In the case of this migration, the adapter was built using Red Hat Fuse. This application consists of a number of routes connecting IBM MQ queues (using Camel JMS) to SQS queue (using Camel AWS-SQS). Each route modifies message headers appropriately as required by the conventions of those queues. Understanding those queue-specific conventions was the primary challenge of building the adapter.
For example, for one legacy queue, applications relied heavily on the JMS correlation ID to related messages to each other. Therefore, the adapter had to copy the JMS correlation ID to an SQS header, and the applications that use this queue needed to check this header for the correlation ID.
Modifying Each Service for Cloud Native Queues
The formula for modifying each service for cloud native queues is to remove the legacy queue dependency, add the new cloud native queue dependency, then fix the compilation errors and update the logic. For the specific example of this migration, that meant removing the IBM MQ maven dependency, adding the SQS dependencies, and fixing the compilation problems and updating the logic.
One of the decisions to be made is deciding which library to use to interface with the cloud native queue. In this case, the choice was between two options: use the Amazon SQS Java Messaging Library or use Camel AWS-SQS. Both options could be used successfully; the choice comes down to the team’s comfort level with the software and the specifics of the service. For some services, Amazon SQS Java Messaging Library was used due to its simplicity. For other services, Camel AWS-SQS was used because there were other integrations requiring Camel, and the team was already familiar with it.
Finally, the service’s logic has to be updated. For example, the JMS correlation ID is handled differently in SQS than in IBM MQ, necessitating changes to how messages are correlated. Ideally, these changes will apply to many services, so a solution can be agreed upon globally and applied the same way for all services, reducing complexity going forward.

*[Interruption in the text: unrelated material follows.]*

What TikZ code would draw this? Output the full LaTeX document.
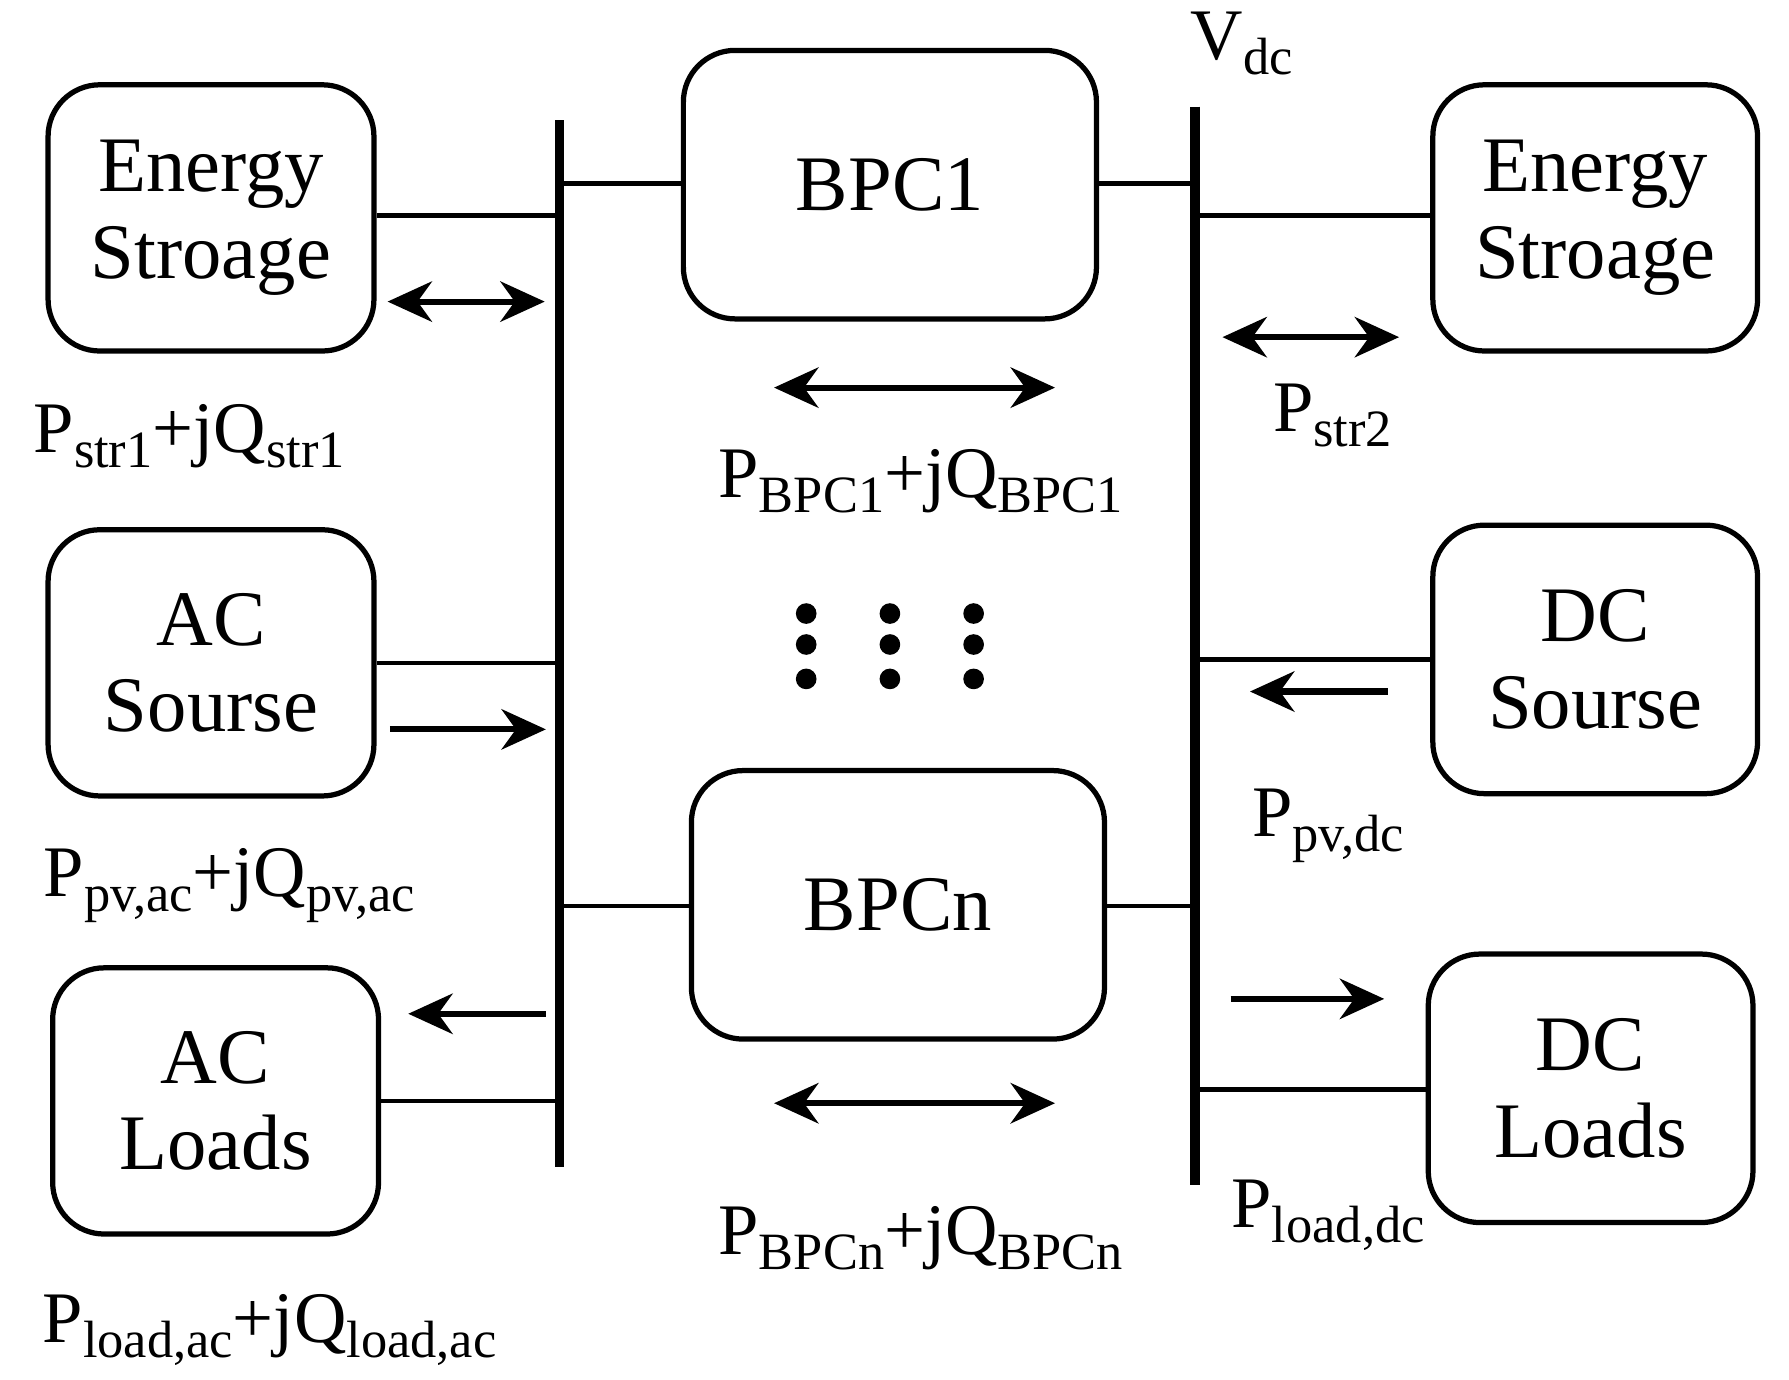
\documentclass[tikz,border=0pt]{standalone}
\usepackage{fontspec}
\setmainfont{Liberation Serif}
\usetikzlibrary{arrows.meta}
\newcommand\lsub[1]{\raisebox{-0.45ex}{\fontsize{13}{13}\selectfont #1}}
\begin{document}
\begin{tikzpicture}[x=0.01cm,y=-0.01cm,
  box/.style={draw,line width=1.3pt,rounded corners=0.45cm,align=center,
    font=\fontsize{19.5}{21.5}\selectfont},
  bus/.style={line width=2.4pt},
  wire/.style={line width=1.1pt},
  flow/.style={line width=1.5pt,-{Stealth[length=11pt,width=10pt]}},
  flow2/.style={line width=1.5pt,{Stealth[length=11pt,width=10pt]}-{Stealth[length=11pt,width=10pt]}},
  lbl/.style={font=\fontsize{18}{20}\selectfont}]
\useasboundingbox (0,0) rectangle (1560,1203);
% boxes
\node[box,minimum width=2.84cm,minimum height=2.32cm] (es1) at (184,190) {Energy\\Stroage};
\node[box,minimum width=2.84cm,minimum height=2.32cm] (acs) at (184,578) {AC\\Sourse};
\node[box,minimum width=2.84cm,minimum height=2.32cm] (acl) at (188,960) {AC\\Loads};
\node[box,minimum width=3.60cm,minimum height=2.34cm] (b1) at (776,161) {BPC1};
\node[box,minimum width=3.60cm,minimum height=2.34cm] (bn) at (783,789) {BPCn};
\node[box,minimum width=2.83cm,minimum height=2.32cm] (es2) at (1391,190) {Energy\\Stroage};
\node[box,minimum width=2.83cm,minimum height=2.34cm] (dcs) at (1391,575) {DC\\Sourse};
\node[box,minimum width=2.83cm,minimum height=2.34cm] (dcl) at (1387,949) {DC\\Loads};
% buses
\coordinate (la) at (488,105); \coordinate (lb) at (488,1018);
\coordinate (ra) at (1042,93); \coordinate (rb) at (1042,1033);
\draw[bus] (la) -- (lb);
\draw[bus] (ra) -- (rb);
\node[lbl,anchor=south west] (vdc) at (1026,78) {V\lsub{dc}};
% wires
\draw[wire] (es1.east |- 0,188) -- (488,188);
\draw[wire] (acs.east |- 0,578) -- (488,578);
\draw[wire] (acl.east |- 0,960) -- (488,960);
\draw[wire] (488,160) -- (b1.west |- 0,160);
\draw[wire] (b1.east |- 0,160) -- (1042,160);
\draw[wire] (488,790) -- (bn.west |- 0,790);
\draw[wire] (bn.east |- 0,790) -- (1042,790);
\draw[wire] (1042,188) -- (es2.west |- 0,188);
\draw[wire] (1042,575) -- (dcs.west |- 0,575);
\draw[wire] (1042,950) -- (dcl.west |- 0,950);
% flow arrows
\draw[flow2] (338,263) -- (475,263);
\draw[flow2] (675,338) -- (920,338);
\draw[flow2] (1066,294) -- (1220,294);
\draw[flow2] (675,962) -- (920,962);
\draw[flow] (340,636) -- (476,636);
\draw[flow] (1210,603) -- (1090,603);
\draw[flow] (476,884) -- (356,884);
\draw[flow] (1073,871) -- (1207,871);
% labels
\node[lbl] (l1) at (165,380) {P\lsub{str1}+jQ\lsub{str1}};
\node[lbl] (l2) at (803,420) {P\lsub{BPC1}+jQ\lsub{BPC1}};
\node[lbl] (l3) at (1162,362) {P\lsub{str2}};
\node[lbl] (l4) at (200,772) {P\lsub{pv,ac}+jQ\lsub{pv,ac}};
\node[lbl] (l5) at (1158,720) {P\lsub{pv,dc}};
\node[lbl] (l6) at (1158,1060) {P\lsub{load,dc}};
\node[lbl] (l7) at (803,1080) {P\lsub{BPCn}+jQ\lsub{BPCn}};
\node[lbl] (l8) at (235,1160) {P\lsub{load,ac}+jQ\lsub{load,ac}};
% dots
\foreach \x in {703,776,849}
  \foreach \y in {535,562,592}
    \fill (\x,\y) circle (0.09cm);
\end{tikzpicture}
\end{document}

In this case, the whole SOA enterprise is composed of dozens of services spread across as many teams – migrating all of that software at once is simply unfeasible. By migrating each service iteratively, we reduced risk. The Enterprise also realized incremental cost savings; as each service was migrated, its data center could be decommissioned.
This cloud migration will be going on for a long time yet. With an established pattern and a track record for success, full cloud native migration is inevitable. And the Enterprise is very much looking forward to its more efficient, more reliable, cloud native future.